→ **Goal**
Check each line of the entries below for the string "with"; copy every line where it appears.

[Raw records]

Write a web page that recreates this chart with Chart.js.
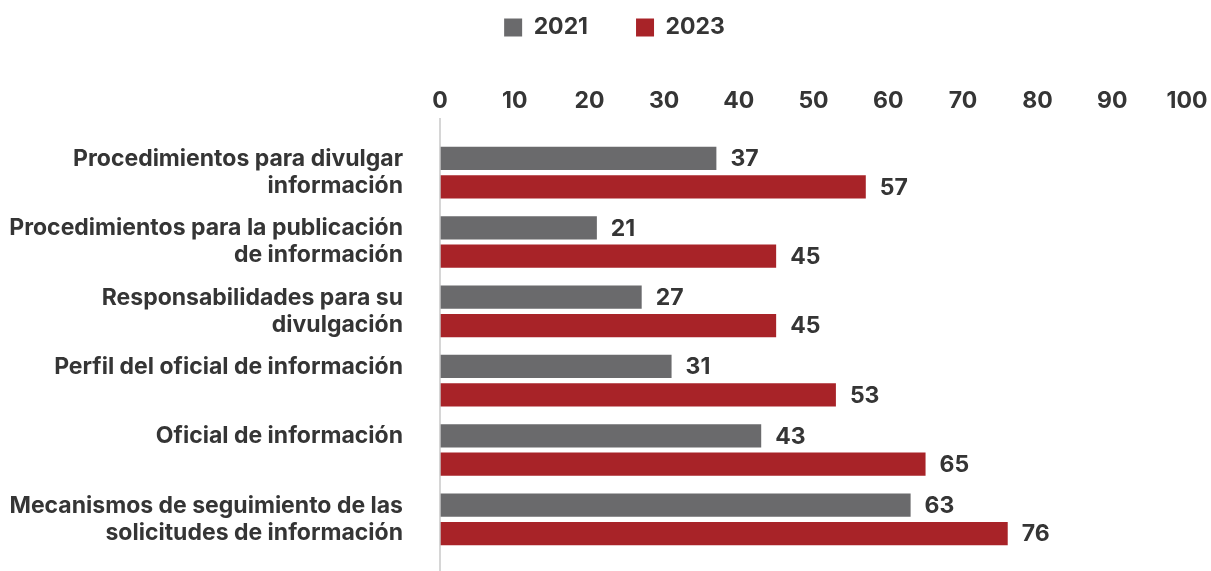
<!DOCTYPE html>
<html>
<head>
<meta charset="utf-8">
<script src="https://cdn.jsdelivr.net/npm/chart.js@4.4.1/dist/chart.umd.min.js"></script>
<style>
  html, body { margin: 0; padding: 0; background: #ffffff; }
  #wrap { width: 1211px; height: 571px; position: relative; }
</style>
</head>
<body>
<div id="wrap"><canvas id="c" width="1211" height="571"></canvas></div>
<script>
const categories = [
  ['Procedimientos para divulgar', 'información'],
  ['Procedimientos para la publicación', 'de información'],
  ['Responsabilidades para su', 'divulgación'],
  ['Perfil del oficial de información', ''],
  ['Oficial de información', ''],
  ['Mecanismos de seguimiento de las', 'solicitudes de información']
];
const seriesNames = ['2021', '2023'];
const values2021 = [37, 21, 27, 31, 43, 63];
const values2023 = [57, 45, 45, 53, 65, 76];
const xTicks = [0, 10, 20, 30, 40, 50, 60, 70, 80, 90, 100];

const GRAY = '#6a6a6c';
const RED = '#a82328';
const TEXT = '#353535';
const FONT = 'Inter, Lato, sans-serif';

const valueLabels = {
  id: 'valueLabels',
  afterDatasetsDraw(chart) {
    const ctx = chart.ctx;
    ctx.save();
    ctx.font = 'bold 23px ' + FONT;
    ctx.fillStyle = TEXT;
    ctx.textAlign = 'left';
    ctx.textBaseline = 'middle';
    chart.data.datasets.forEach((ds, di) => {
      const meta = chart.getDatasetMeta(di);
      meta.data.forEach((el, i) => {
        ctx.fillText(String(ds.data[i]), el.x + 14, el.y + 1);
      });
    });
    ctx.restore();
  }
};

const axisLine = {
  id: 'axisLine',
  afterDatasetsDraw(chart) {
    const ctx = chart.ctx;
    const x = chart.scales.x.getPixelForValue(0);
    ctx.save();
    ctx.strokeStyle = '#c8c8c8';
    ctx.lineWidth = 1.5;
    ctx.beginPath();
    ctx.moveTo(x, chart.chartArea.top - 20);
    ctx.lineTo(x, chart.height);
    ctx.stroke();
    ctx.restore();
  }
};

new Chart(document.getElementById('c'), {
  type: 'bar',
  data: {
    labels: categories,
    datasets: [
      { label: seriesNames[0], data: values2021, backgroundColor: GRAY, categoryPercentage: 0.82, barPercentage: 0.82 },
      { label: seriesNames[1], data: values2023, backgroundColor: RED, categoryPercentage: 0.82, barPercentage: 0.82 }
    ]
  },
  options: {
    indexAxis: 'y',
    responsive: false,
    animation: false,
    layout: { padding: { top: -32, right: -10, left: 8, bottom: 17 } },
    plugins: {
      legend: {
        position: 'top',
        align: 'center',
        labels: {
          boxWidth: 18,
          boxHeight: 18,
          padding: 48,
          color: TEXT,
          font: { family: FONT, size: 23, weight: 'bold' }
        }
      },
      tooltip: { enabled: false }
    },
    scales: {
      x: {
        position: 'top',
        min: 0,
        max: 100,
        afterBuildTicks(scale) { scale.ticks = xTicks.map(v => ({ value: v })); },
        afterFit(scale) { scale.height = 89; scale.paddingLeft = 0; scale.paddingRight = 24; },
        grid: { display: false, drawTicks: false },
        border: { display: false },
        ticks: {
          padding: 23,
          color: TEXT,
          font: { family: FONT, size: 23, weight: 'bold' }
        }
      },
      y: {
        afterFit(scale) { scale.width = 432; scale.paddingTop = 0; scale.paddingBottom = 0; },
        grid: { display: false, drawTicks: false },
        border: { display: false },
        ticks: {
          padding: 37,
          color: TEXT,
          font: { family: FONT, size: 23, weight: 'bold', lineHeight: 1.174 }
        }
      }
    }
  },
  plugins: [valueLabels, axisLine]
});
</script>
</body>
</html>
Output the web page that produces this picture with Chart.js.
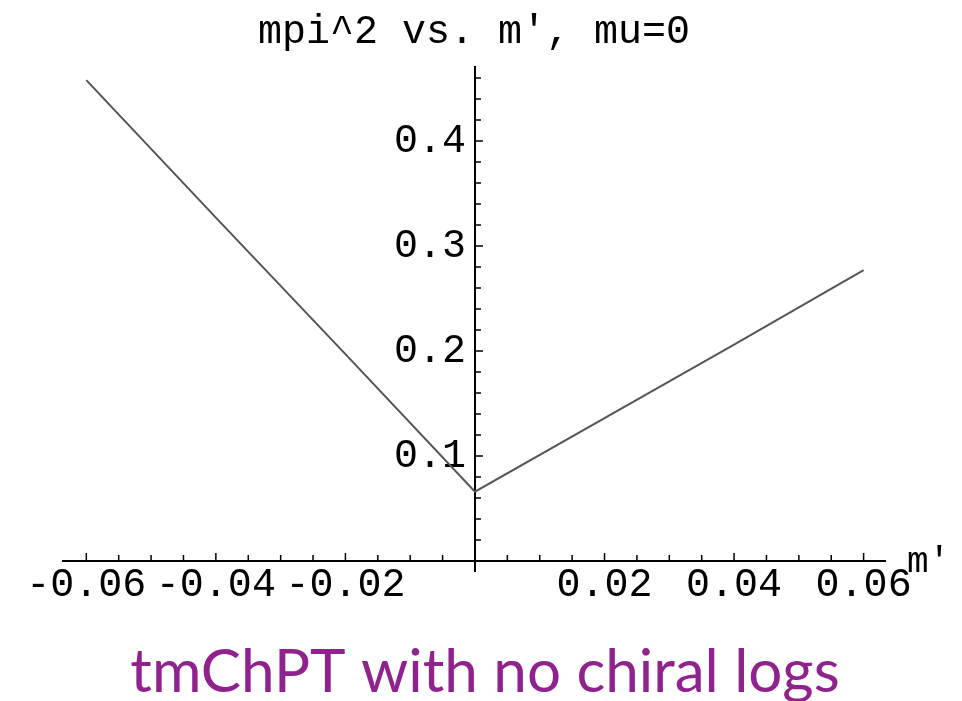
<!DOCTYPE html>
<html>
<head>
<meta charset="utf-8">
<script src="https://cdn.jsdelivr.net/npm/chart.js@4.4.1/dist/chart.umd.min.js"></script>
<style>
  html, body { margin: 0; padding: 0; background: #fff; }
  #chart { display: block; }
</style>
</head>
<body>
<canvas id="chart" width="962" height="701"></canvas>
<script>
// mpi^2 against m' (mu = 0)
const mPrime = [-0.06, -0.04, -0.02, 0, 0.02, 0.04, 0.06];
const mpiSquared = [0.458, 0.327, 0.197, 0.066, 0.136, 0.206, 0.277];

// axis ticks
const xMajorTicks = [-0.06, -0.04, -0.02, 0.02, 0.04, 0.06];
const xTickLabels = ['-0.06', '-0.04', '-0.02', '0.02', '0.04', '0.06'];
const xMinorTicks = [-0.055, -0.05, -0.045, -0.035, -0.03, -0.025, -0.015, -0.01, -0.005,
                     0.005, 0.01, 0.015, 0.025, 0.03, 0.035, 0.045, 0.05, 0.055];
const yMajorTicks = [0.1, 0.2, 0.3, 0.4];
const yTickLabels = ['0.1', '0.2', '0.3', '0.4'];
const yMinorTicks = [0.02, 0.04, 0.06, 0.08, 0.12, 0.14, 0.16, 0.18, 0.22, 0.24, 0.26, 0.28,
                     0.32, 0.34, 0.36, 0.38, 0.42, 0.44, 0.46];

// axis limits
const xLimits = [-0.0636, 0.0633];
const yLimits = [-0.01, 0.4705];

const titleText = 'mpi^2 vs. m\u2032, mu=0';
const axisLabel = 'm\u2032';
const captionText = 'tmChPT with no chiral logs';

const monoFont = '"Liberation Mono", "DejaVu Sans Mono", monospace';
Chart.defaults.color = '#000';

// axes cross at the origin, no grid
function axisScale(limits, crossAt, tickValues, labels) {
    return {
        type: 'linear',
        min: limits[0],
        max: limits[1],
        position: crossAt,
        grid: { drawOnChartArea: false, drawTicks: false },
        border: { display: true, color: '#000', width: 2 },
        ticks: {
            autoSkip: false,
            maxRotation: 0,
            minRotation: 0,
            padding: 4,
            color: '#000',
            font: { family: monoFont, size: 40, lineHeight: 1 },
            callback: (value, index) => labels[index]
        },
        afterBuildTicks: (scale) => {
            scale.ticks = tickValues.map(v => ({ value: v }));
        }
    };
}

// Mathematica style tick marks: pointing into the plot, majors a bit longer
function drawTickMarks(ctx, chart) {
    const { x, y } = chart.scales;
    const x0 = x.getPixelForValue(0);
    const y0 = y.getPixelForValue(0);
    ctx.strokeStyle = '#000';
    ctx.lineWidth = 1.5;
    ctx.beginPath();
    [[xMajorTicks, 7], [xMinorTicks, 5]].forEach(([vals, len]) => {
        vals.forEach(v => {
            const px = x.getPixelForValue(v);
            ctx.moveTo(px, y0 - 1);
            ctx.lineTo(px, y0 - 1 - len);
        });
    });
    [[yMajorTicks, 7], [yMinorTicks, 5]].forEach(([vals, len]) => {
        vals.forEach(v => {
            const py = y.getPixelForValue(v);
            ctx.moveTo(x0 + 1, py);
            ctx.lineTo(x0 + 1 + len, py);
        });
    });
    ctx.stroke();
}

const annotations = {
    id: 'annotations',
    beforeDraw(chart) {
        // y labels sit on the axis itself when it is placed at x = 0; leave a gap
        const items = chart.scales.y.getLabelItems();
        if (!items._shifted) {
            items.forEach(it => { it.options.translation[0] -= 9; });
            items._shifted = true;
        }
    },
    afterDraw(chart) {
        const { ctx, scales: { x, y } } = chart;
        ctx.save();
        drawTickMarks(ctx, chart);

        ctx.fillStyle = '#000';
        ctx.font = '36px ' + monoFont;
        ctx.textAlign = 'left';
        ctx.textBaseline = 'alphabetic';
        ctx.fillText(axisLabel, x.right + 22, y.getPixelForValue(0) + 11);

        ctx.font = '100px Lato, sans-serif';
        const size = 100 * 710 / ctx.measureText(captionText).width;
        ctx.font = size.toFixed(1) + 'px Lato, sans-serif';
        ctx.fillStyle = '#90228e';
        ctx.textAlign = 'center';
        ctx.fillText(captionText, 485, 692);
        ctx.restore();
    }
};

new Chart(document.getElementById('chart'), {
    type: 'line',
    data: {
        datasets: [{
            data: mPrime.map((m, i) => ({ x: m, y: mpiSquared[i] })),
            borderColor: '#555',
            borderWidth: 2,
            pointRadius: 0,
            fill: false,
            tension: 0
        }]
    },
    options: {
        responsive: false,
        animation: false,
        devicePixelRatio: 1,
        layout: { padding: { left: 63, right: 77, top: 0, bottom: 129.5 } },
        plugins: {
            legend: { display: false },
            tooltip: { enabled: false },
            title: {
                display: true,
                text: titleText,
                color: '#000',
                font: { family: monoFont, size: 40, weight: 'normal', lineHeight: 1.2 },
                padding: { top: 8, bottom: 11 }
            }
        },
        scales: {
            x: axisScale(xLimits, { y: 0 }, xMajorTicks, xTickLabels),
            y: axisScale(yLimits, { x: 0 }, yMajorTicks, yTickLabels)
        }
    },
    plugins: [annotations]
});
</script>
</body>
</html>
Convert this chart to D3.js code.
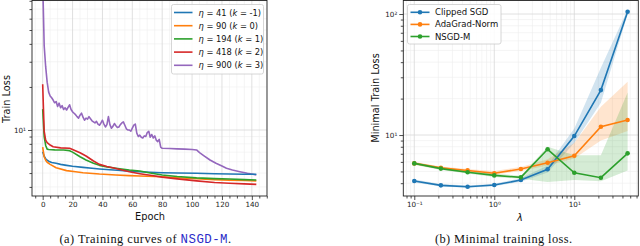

→ **The reply**
Write a web page that recreates this chart with Chart.js.
Output the web page that produces this picture with Chart.js.
const captionText = 'tmChPT with no chiral logs';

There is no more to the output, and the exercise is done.